After a decade of selling coffee online through a warehouse location in Bay Shore, and then through farmer’s markets in Roslyn (at Christopher Morley Park) and Rockville Centre, Heydemann decided he was ready to enter the physical retail space, and found a location he really liked.

Opened last June, New York Gourmet Coffee, located at 99 Jericho Turnpike in Mineola, is a spot that offers a more personalized experience than the Starbucks a block away.

“I like to say I’m a legal drug pusher,” the cheerful Heydemann said. “Coffee moves all of us, it keeps us going. But coffee is also messy, just like life is.”

As Heydemann sees it, every cup of Joe you have at Starbucks is going to be the same, whether you’re in Des Moines, San Francisco or Hempstead.

And that’s fine for some people.

But he wants to give customers a different vibe, as he sells a whopping 163 flavors of their favorite “legal drug,” along with pastries, lemonade and other treats.

“If you’re happy at Starbucks, that’s great, enjoy,” Heydemann said on a recent morning inside his shop. “But our coffee is better. And we have items they won’t touch.”

As an example, Heydemann cites frozen coffee ice cubes. Unlike when you order iced coffee at a Starbucks or a Dunkin’, at NYGC the coffee isn’t diluted by the ice, it’s enhanced since the cubes are flavored.

Heydemann can go into great detail about his passion, discussing the various parts of the world where the second most-commodity (behind oil) is grown the best.

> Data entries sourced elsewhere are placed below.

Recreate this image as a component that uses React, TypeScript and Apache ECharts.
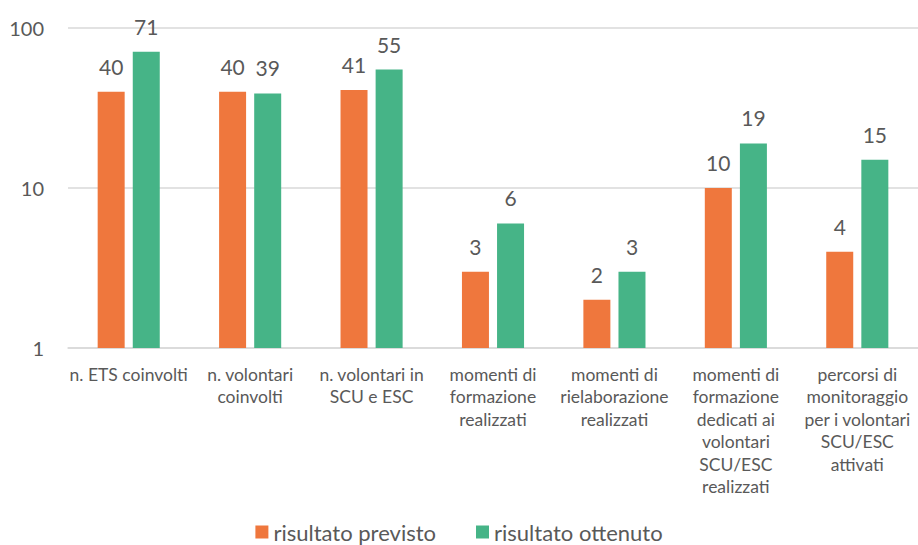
import React, { useEffect, useRef } from "react";
import * as echarts from "echarts";

const categories = [
  "n. ETS coinvolti",
  "n. volontari\ncoinvolti",
  "n. volontari in\nSCU e ESC",
  "momenti di\nformazione\nrealizzati",
  "momenti di\nrielaborazione\nrealizzati",
  "momenti di\nformazione\ndedicati ai\nvolontari\nSCU/ESC\nrealizzati",
  "percorsi di\nmonitoraggio\nper i volontari\nSCU/ESC\nattivati",
];
const previsto = [40, 40, 41, 3, 2, 10, 4];
const ottenuto = [71, 39, 55, 6, 3, 19, 15];
const seriesNames = ["risultato previsto", "risultato ottenuto"];

const FONT = "Lato, sans-serif";
const TXT = "#595959";

export default function App() {
  const ref = useRef<HTMLDivElement>(null);
  useEffect(() => {
    if (!ref.current) return;
    const chart = echarts.init(ref.current, undefined, { renderer: "svg" });
    chart.setOption({
      animation: false,
      textStyle: { fontFamily: FONT, color: TXT },
      grid: { left: 68, right: -5, top: 28, bottom: 197, containLabel: false },
      legend: {
        top: 516,
        left: "center",
        itemWidth: 13,
        itemHeight: 13,
        itemGap: 40,
        icon: "rect",
        textStyle: { fontSize: 22, color: TXT, fontFamily: FONT },
        data: seriesNames,
      },
      xAxis: {
        type: "category",
        data: categories,
        axisLine: { show: true, lineStyle: { color: "#D9D9D9", width: 1.5 } },
        axisTick: { show: false },
        axisLabel: {
          interval: 0,
          fontSize: 17.5,
          lineHeight: 22.5,
          color: TXT,
          margin: 15,
          fontFamily: FONT,
        },
      },
      yAxis: {
        type: "log",
        logBase: 10,
        min: 1,
        max: 100,
        axisLine: { show: false },
        axisTick: { show: false },
        axisLabel: { fontSize: 20, color: TXT, margin: 24, fontFamily: FONT },
        splitLine: { lineStyle: { color: "#D9D9D9", width: 1.5 } },
      },
      series: [
        {
          name: seriesNames[0],
          type: "bar",
          data: previsto,
          barWidth: 27,
          barGap: "30%",
          itemStyle: { color: "#EF773D" },
          label: { show: true, position: "top", distance: 15, fontSize: 21, color: TXT, fontFamily: FONT },
        },
        {
          name: seriesNames[1],
          type: "bar",
          data: ottenuto,
          barWidth: 27,
          itemStyle: { color: "#46B487" },
          label: { show: true, position: "top", distance: 15, fontSize: 21, color: TXT, fontFamily: FONT },
        },
      ],
    });
    return () => chart.dispose();
  }, []);
  return <div ref={ref} style={{ width: 918, height: 545, position: "absolute", left: 0, top: 0 }} />;
}
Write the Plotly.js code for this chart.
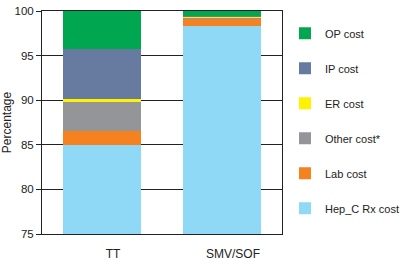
<!DOCTYPE html>
<html>
<head>
<meta charset="utf-8">
<script src="https://cdn.plot.ly/plotly-3.0.1.min.js"></script>
<style>html,body{margin:0;padding:0;background:#fff;}#chart{width:403px;height:265px;}</style>
</head>
<body>
<div id="chart"></div>
<script>
const categories = ["TT", "SMV/SOF"];
const seriesNames = ["Hep_C Rx cost", "Lab cost", "Other cost*", "ER cost", "IP cost", "OP cost"];
const hepC = [85.0, 98.33];
const lab = [1.55, 0.77];
const other = [3.2, 0.11];
const er = [0.42, 0.15];
const ip = [5.53, 0.05];
const op = [4.3, 0.59];
const seriesValues = [hepC, lab, other, er, ip, op];
const colors = ["#8fd8f6", "#f5821f", "#939598", "#fff200", "#677a9f", "#00a650"];
const yTicks = [75, 80, 85, 90, 95, 100];

const FONT = "'Liberation Sans Narrow', 'Arial Narrow', 'Liberation Sans', Arial, sans-serif";

const traces = seriesNames.map((name, i) => ({
  type: 'bar',
  name: name,
  x: categories,
  y: seriesValues[i],
  marker: {color: colors[i], line: {width: 0}},
  legendgroup: 'g' + i,
  legendrank: seriesNames.length - i,
  hoverinfo: 'skip'
}));

const layout = {
  width: 403, height: 265,
  margin: {l: 42, r: 121, t: 11, b: 31, pad: 0, autoexpand: false},
  paper_bgcolor: '#fff', plot_bgcolor: '#fff',
  barmode: 'stack',
  bargap: 0.35,
  font: {family: FONT, size: 11, color: '#222'},
  xaxis: {
    type: 'category',
    showline: true, linecolor: '#222', linewidth: 1, mirror: true,
    ticks: '', showgrid: false,
    tickfont: {family: FONT, size: 12, color: '#222'},
    ticklabelshift: 11,
    ticklabelstandoff: 9
  },
  yaxis: {
    range: [75, 100],
    tickvals: yTicks,
    ticktext: yTicks.map(String),
    showline: true, linecolor: '#222', linewidth: 1, mirror: true,
    ticks: 'outside', ticklen: 5, tickcolor: '#222', tickwidth: 1,
    showgrid: true, gridcolor: '#222', gridwidth: 1,
    zeroline: false,
    tickfont: {family: FONT, size: 11.5, color: '#222'},
    title: {text: 'Percentage', font: {family: FONT, size: 12, color: '#222'}, standoff: 8}
  },
  showlegend: true,
  legend: {
    x: 1.0125, xanchor: 'left',
    y: 0.965, yanchor: 'top',
    traceorder: 'grouped',
    tracegroupgap: 16,
    bgcolor: 'rgba(0,0,0,0)',
    font: {family: FONT, size: 11, color: '#222'}
  }
};

Plotly.newPlot('chart', traces, layout, {displayModeBar: false, staticPlot: true});
</script>
</body>
</html>
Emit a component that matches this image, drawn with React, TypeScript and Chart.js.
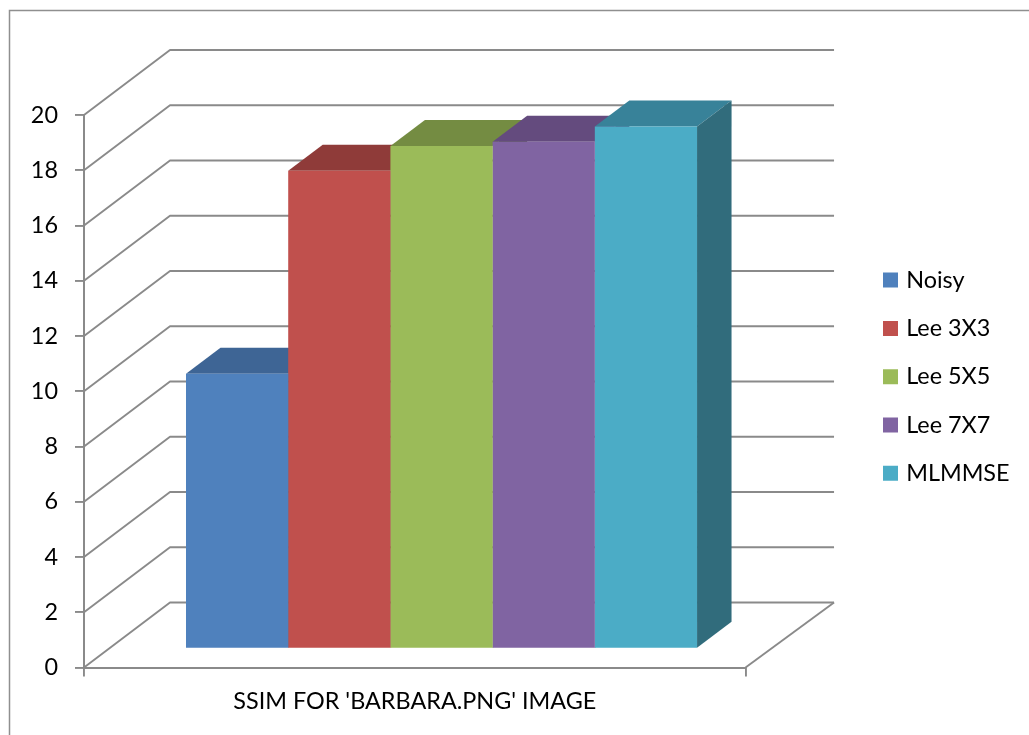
import React, { useEffect, useRef } from "react";
import { Chart, registerables } from "chart.js";

Chart.register(...registerables);

const categories = ["SSIM FOR 'BARBARA.PNG' IMAGE"];
const seriesNames = ["Noisy", "Lee 3X3", "Lee 5X5", "Lee 7X7", "MLMMSE"];
const seriesValues = [9.95, 17.3, 18.2, 18.35, 18.9];
const frontColors = ["#4F81BD", "#C0504D", "#9BBB59", "#8064A2", "#4BACC6"];
const topColors = ["#3E6595", "#8F3B39", "#748C42", "#644B7E", "#388299"];
const sideColors = ["#335378", "#74302E", "#5E7236", "#513D66", "#316C7C"];
const axisTicks = { min: 0, max: 20, stepSize: 2 };

const FONT_FAMILY = "Lato";
const FONT_SIZE = 23.4;
const AXIS_COLOR = "#8a8a8a";

// Oblique offsets of the pseudo-3D box, relative to the front axis plane.
const WALL = { left: 86, right: 88.5, up: 65 };
const BAR_PLANE = { dx: 26.75, dy: -18.8 };
const BAR_DEPTH = { dx: 34.5, dy: -26 };
const LEGEND_PADDING = 24.9;

const frame3d = {
  id: "frame3d",
  afterLayout(chart: any) {
    // Place the legend column beside the box.
    const legend = chart.legend;
    legend.top = 268.4 - LEGEND_PADDING;
    legend.bottom = legend.top + 300;
    legend.left = 886.5 - LEGEND_PADDING;
    legend.right = chart.width;
    legend.width = legend.right - legend.left;
  },
  beforeDraw(chart: any) {
    const { ctx, width, height } = chart;
    ctx.save();
    ctx.fillStyle = "#ffffff";
    ctx.fillRect(0, 0, width, height);
    ctx.strokeStyle = "#8f8f8f";
    ctx.lineWidth = 1.5;
    ctx.beginPath();
    ctx.moveTo(9.5, height);
    ctx.lineTo(9.5, 10.5);
    ctx.lineTo(width, 10.5);
    ctx.stroke();
    ctx.restore();
  },
  beforeDatasetsDraw(chart: any) {
    const { ctx, chartArea, scales } = chart;
    const { left, right } = chartArea;
    const yScale = scales.y;
    ctx.save();
    ctx.strokeStyle = AXIS_COLOR;
    ctx.lineWidth = 1.9;
    ctx.lineJoin = "round";
    yScale.ticks.forEach((tick: any) => {
      const y = yScale.getPixelForValue(tick.value);
      ctx.beginPath();
      ctx.moveTo(left, y);
      ctx.lineTo(left + WALL.left, y - WALL.up);
      ctx.lineTo(right + WALL.right, y - WALL.up);
      ctx.stroke();
    });
    const floorY = yScale.getPixelForValue(axisTicks.min);
    ctx.beginPath();
    ctx.moveTo(right, floorY);
    ctx.lineTo(right + WALL.right, floorY - WALL.up);
    ctx.stroke();

    // Top and side faces, left to right, so the next bar's front covers them.
    chart.data.datasets.forEach((_: any, i: number) => {
      const bar = chart.getDatasetMeta(i).data[0].getProps(["x", "y", "base", "width"]);
      const x0 = bar.x - bar.width / 2 + BAR_PLANE.dx;
      const x1 = bar.x + bar.width / 2 + BAR_PLANE.dx;
      const yTop = bar.y + BAR_PLANE.dy;
      const yBase = bar.base + BAR_PLANE.dy;
      ctx.fillStyle = topColors[i];
      ctx.beginPath();
      ctx.moveTo(x0, yTop);
      ctx.lineTo(x0 + BAR_DEPTH.dx, yTop + BAR_DEPTH.dy);
      ctx.lineTo(x1 + BAR_DEPTH.dx, yTop + BAR_DEPTH.dy);
      ctx.lineTo(x1, yTop);
      ctx.closePath();
      ctx.fill();
      ctx.fillStyle = sideColors[i];
      ctx.beginPath();
      ctx.moveTo(x1, yTop);
      ctx.lineTo(x1 + BAR_DEPTH.dx, yTop + BAR_DEPTH.dy);
      ctx.lineTo(x1 + BAR_DEPTH.dx, yBase + BAR_DEPTH.dy);
      ctx.lineTo(x1, yBase);
      ctx.closePath();
      ctx.fill();
    });
    ctx.restore();

    // Front faces sit on a plane part-way back along the floor.
    ctx.save();
    ctx.translate(BAR_PLANE.dx, BAR_PLANE.dy);
  },
  afterDatasetsDraw(chart: any) {
    chart.ctx.restore();
  },
};

export default function App() {
  const canvasRef = useRef<HTMLCanvasElement | null>(null);

  useEffect(() => {
    const chart = new Chart(canvasRef.current as HTMLCanvasElement, {
      type: "bar",
      data: {
        labels: categories,
        datasets: seriesNames.map((name, i) => ({
          label: name,
          data: [seriesValues[i]],
          backgroundColor: frontColors[i],
          borderWidth: 0,
        })),
      },
      options: {
        animation: false,
        responsive: false,
        devicePixelRatio: 1,
        categoryPercentage: 0.7725,
        barPercentage: 1,
        layout: { padding: { top: 115, right: 125.5, bottom: 0, left: 0 } },
        plugins: {
          title: { display: false },
          tooltip: { enabled: false },
          legend: {
            position: "right",
            align: "start",
            labels: {
              usePointStyle: true,
              pointStyle: "rect",
              boxWidth: 8,
              boxHeight: 15,
              padding: LEGEND_PADDING,
              color: "#000000",
              font: { family: FONT_FAMILY, size: FONT_SIZE },
            },
          },
        },
        scales: {
          x: {
            afterFit: (s: any) => {
              s.height = 67.5;
            },
            grid: { drawOnChartArea: false, tickLength: 9, color: AXIS_COLOR, lineWidth: 1.9 },
            border: { color: AXIS_COLOR, width: 2 },
            ticks: { color: "#000000", padding: 11, font: { family: FONT_FAMILY, size: FONT_SIZE } },
          },
          y: {
            min: axisTicks.min,
            max: axisTicks.max,
            afterFit: (s: any) => {
              s.width = 84;
            },
            grid: { drawOnChartArea: false, tickLength: 9, color: AXIS_COLOR, lineWidth: 1.9 },
            border: { color: AXIS_COLOR, width: 2 },
            ticks: {
              stepSize: axisTicks.stepSize,
              color: "#000000",
              padding: 17,
              font: { family: FONT_FAMILY, size: FONT_SIZE },
            },
          },
        },
      },
      plugins: [frame3d],
    } as any);
    return () => chart.destroy();
  }, []);

  return (
    <canvas
      ref={canvasRef}
      width={1029}
      height={735}
      style={{ position: "fixed", left: 0, top: 0, display: "block" }}
    />
  );
}
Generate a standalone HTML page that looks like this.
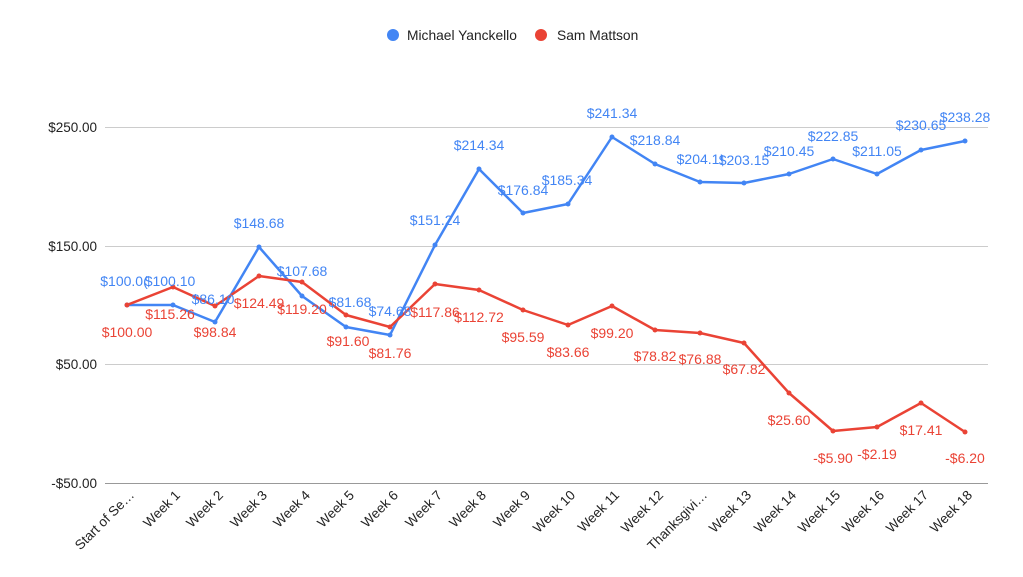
<!DOCTYPE html>
<html><head><meta charset="utf-8"><style>body{margin:0;background:#fff}svg{display:block;font-family:"Liberation Sans",Arial,sans-serif}</style></head><body>
<svg width="1023" height="577" viewBox="0 0 1023 577">
<g stroke="#ccc" stroke-width="1"><line x1="105" y1="127.5" x2="988" y2="127.5"/><line x1="105" y1="246.5" x2="988" y2="246.5"/><line x1="105" y1="364.5" x2="988" y2="364.5"/><line x1="105" y1="483.5" x2="988" y2="483.5" stroke="#999"/></g>
<g font-size="13.5" fill="#222" text-anchor="end"><text x="97" y="132">$250.00</text><text x="97" y="251">$150.00</text><text x="97" y="369">$50.00</text><text x="97" y="488">-$50.00</text></g>
<circle cx="393" cy="35" r="6" fill="#4285f4"/><text x="407" y="40" font-size="13.8" fill="#222">Michael Yanckello</text>
<circle cx="541" cy="35" r="6" fill="#ea4335"/><text x="557" y="40" font-size="13.8" fill="#222">Sam Mattson</text>
<polyline fill="none" stroke="#4285f4" stroke-width="2.5" stroke-linejoin="round" points="127,305 173,305 215,322 259,247 302,296 346,327 390,335 435,245 479,169 523,213 568,204 612,137 655,164 700,182 744,183 789,174 833,159 877,174 921,150 965,141"/>
<polyline fill="none" stroke="#ea4335" stroke-width="2.5" stroke-linejoin="round" points="127,305 173,287 215,306 259,276 302,282 346,315 390,327 435,284 479,290 523,310 568,325 612,306 655,330 700,333 744,343 789,393 833,431 877,427 921,403 965,432"/>
<g fill="#4285f4"><circle cx="127" cy="305" r="2.5"/><circle cx="173" cy="305" r="2.5"/><circle cx="215" cy="322" r="2.5"/><circle cx="259" cy="247" r="2.5"/><circle cx="302" cy="296" r="2.5"/><circle cx="346" cy="327" r="2.5"/><circle cx="390" cy="335" r="2.5"/><circle cx="435" cy="245" r="2.5"/><circle cx="479" cy="169" r="2.5"/><circle cx="523" cy="213" r="2.5"/><circle cx="568" cy="204" r="2.5"/><circle cx="612" cy="137" r="2.5"/><circle cx="655" cy="164" r="2.5"/><circle cx="700" cy="182" r="2.5"/><circle cx="744" cy="183" r="2.5"/><circle cx="789" cy="174" r="2.5"/><circle cx="833" cy="159" r="2.5"/><circle cx="877" cy="174" r="2.5"/><circle cx="921" cy="150" r="2.5"/><circle cx="965" cy="141" r="2.5"/></g>
<g fill="#ea4335"><circle cx="127" cy="305" r="2.5"/><circle cx="173" cy="287" r="2.5"/><circle cx="215" cy="306" r="2.5"/><circle cx="259" cy="276" r="2.5"/><circle cx="302" cy="282" r="2.5"/><circle cx="346" cy="315" r="2.5"/><circle cx="390" cy="327" r="2.5"/><circle cx="435" cy="284" r="2.5"/><circle cx="479" cy="290" r="2.5"/><circle cx="523" cy="310" r="2.5"/><circle cx="568" cy="325" r="2.5"/><circle cx="612" cy="306" r="2.5"/><circle cx="655" cy="330" r="2.5"/><circle cx="700" cy="333" r="2.5"/><circle cx="744" cy="343" r="2.5"/><circle cx="789" cy="393" r="2.5"/><circle cx="833" cy="431" r="2.5"/><circle cx="877" cy="427" r="2.5"/><circle cx="921" cy="403" r="2.5"/><circle cx="965" cy="432" r="2.5"/></g>
<g font-size="14" fill="#4285f4" text-anchor="middle">
<text x="124" y="286">$100.0(</text><text x="170" y="286">$100.10</text><text x="213" y="304">$86.10</text><text x="259" y="228">$148.68</text><text x="302" y="276">$107.68</text><text x="350" y="307">$81.68</text><text x="390" y="316">$74.68</text><text x="435" y="225">$151.24</text><text x="479" y="150">$214.34</text><text x="523" y="195">$176.84</text><text x="567" y="185">$185.34</text><text x="612" y="118">$241.34</text><text x="655" y="145">$218.84</text><text x="700" y="164">$204.1!</text><text x="744" y="165">$203.15</text><text x="789" y="156">$210.45</text><text x="833" y="141">$222.85</text><text x="877" y="156">$211.05</text><text x="921" y="130">$230.65</text><text x="965" y="122">$238.28</text></g>
<g font-size="14" fill="#ea4335" text-anchor="middle">
<text x="127" y="337">$100.00</text><text x="170" y="319">$115.26</text><text x="215" y="337">$98.84</text><text x="259" y="308">$124.49</text><text x="302" y="314">$119.20</text><text x="348" y="346">$91.60</text><text x="390" y="358">$81.76</text><text x="435" y="317">$117.86</text><text x="479" y="322">$112.72</text><text x="523" y="342">$95.59</text><text x="568" y="357">$83.66</text><text x="612" y="338">$99.20</text><text x="655" y="361">$78.82</text><text x="700" y="364">$76.88</text><text x="744" y="374">$67.82</text><text x="789" y="425">$25.60</text><text x="833" y="463">-$5.90</text><text x="877" y="459">-$2.19</text><text x="921" y="435">$17.41</text><text x="965" y="463">-$6.20</text></g>
<g font-size="13.5" fill="#222" text-anchor="end">
<text transform="translate(135,496) rotate(-45)">Start of Se…</text><text transform="translate(181,496) rotate(-45)">Week 1</text><text transform="translate(224,496) rotate(-45)">Week 2</text><text transform="translate(268,496) rotate(-45)">Week 3</text><text transform="translate(311,496) rotate(-45)">Week 4</text><text transform="translate(355,496) rotate(-45)">Week 5</text><text transform="translate(399,496) rotate(-45)">Week 6</text><text transform="translate(443,496) rotate(-45)">Week 7</text><text transform="translate(487,496) rotate(-45)">Week 8</text><text transform="translate(531,496) rotate(-45)">Week 9</text><text transform="translate(576,496) rotate(-45)">Week 10</text><text transform="translate(620,496) rotate(-45)">Week 11</text><text transform="translate(664,496) rotate(-45)">Week 12</text><text transform="translate(708,496) rotate(-45)">Thanksgivi…</text><text transform="translate(752,496) rotate(-45)">Week 13</text><text transform="translate(797,496) rotate(-45)">Week 14</text><text transform="translate(841,496) rotate(-45)">Week 15</text><text transform="translate(885,496) rotate(-45)">Week 16</text><text transform="translate(929,496) rotate(-45)">Week 17</text><text transform="translate(973,496) rotate(-45)">Week 18</text></g>
</svg>
</body></html>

He said he buys his beans from different parts of the world and has them roasted in Brooklyn “before we do our magic with them here.”

He said since opening last summer “the build has been slow.”

“For years at the farmer’s markets my customers would say “we love your coffee, you should get a store!” he recalled. “And so I collected all these email addresses and told everyone when we were opening, and where.

“But did they come?” he asks with a rueful smile. “They did not.”

Still, his online business, at www.newyorkgourmetcoffee.com, is booming, and Heydemann said he retains about 80 percent of customers who order online, with many getting regular shipments.

He said NYGC will deliver anywhere on Long Island, for free, and his internet sales quickly surpassed his wholesale sales within one year of the site’s existence.

Now, after a long slog through zoning boards and other red tape (he’s still a bit peeved that the town wouldn’t let him offer drive-thru service, saying locals complain about Starbucks’ drive-up window causing major traffic problems), he’s open for business and excited to sell his product to customers who may like their drink a little differently.

“I’m changing the world for the better, one cup of coffee at a time,” he said.